I am filing provisional patents on some core technical approaches so I can share more openly with early design partners and investors.
Curious from folks who have raised Pre-Seed/Seed or worked with early-stage companies:
- Do provisionals meaningfully help in fundraising or partnerships?
- Or were they mostly noise until later rounds / real traction?
I am trying to calibrate how much time/energy to put into IP vs just shipping + user traction at this stage.
Would love to hear real world experiences.
I decided early not to patent anything. Not because our technical approach isn't novel - we have some genuinely interesting pattern matching pipelines - but because the defensibility comes from accumulated domain knowledge that's almost impossible to replicate quickly.

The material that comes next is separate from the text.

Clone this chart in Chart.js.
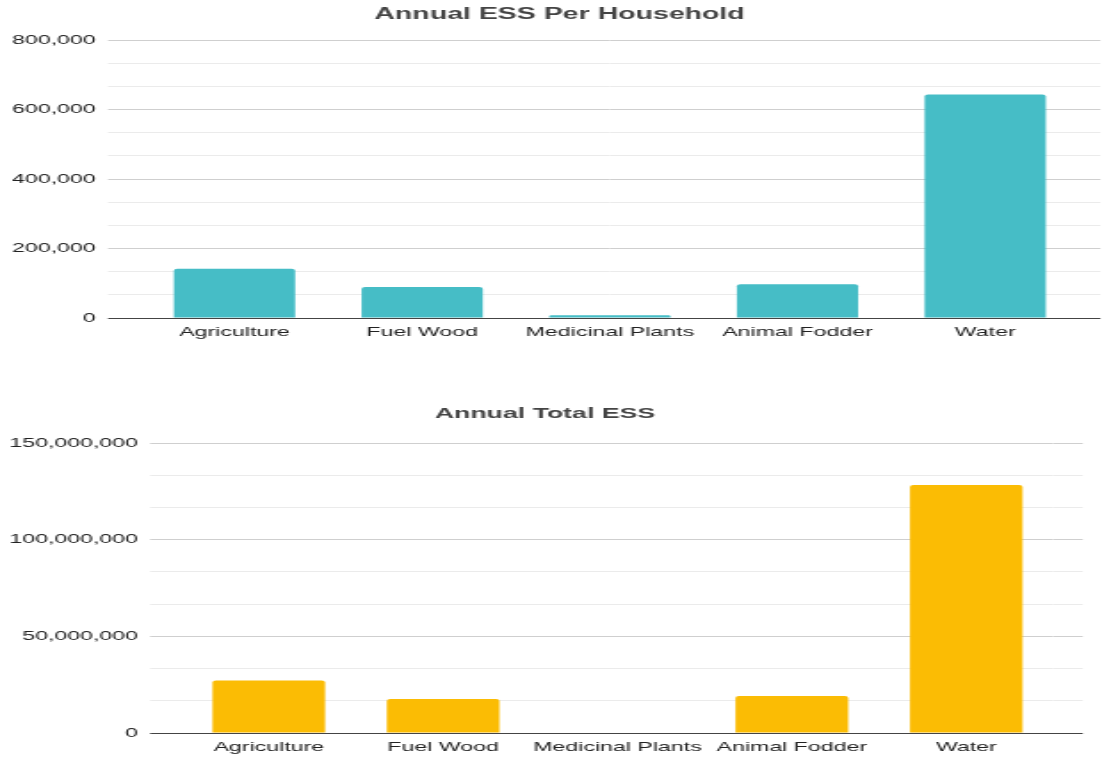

We've hand-built logic for 16 different VAT code classifications, edge cases in how platforms handle API fields differently, quirks in how bank statement descriptions vary across hundreds of merchants. None of that is patentable. All of it is incredibly hard to reproduce.
A competitor could read a patent filing and build a workaround in months. They can't shortcut two years of discovering that one accounting platform silently ignores a field that every other platform respects, or that merchant descriptions follow completely different patterns at different transaction amounts.
The practical concern with provisionals is the 12-month clock. If you file one, you've committed to either converting to a full patent (expensive, time-consuming) or letting it lapse. At pre-seed, that's a decision you're forcing on your future self at potentially the worst possible time.
If your "core technical approaches" are truly about AI model architecture, that's a different conversation - but if it's mostly about how you apply models to a specific domain, I'd argue your time is better spent going deeper into the domain than drafting patent claims.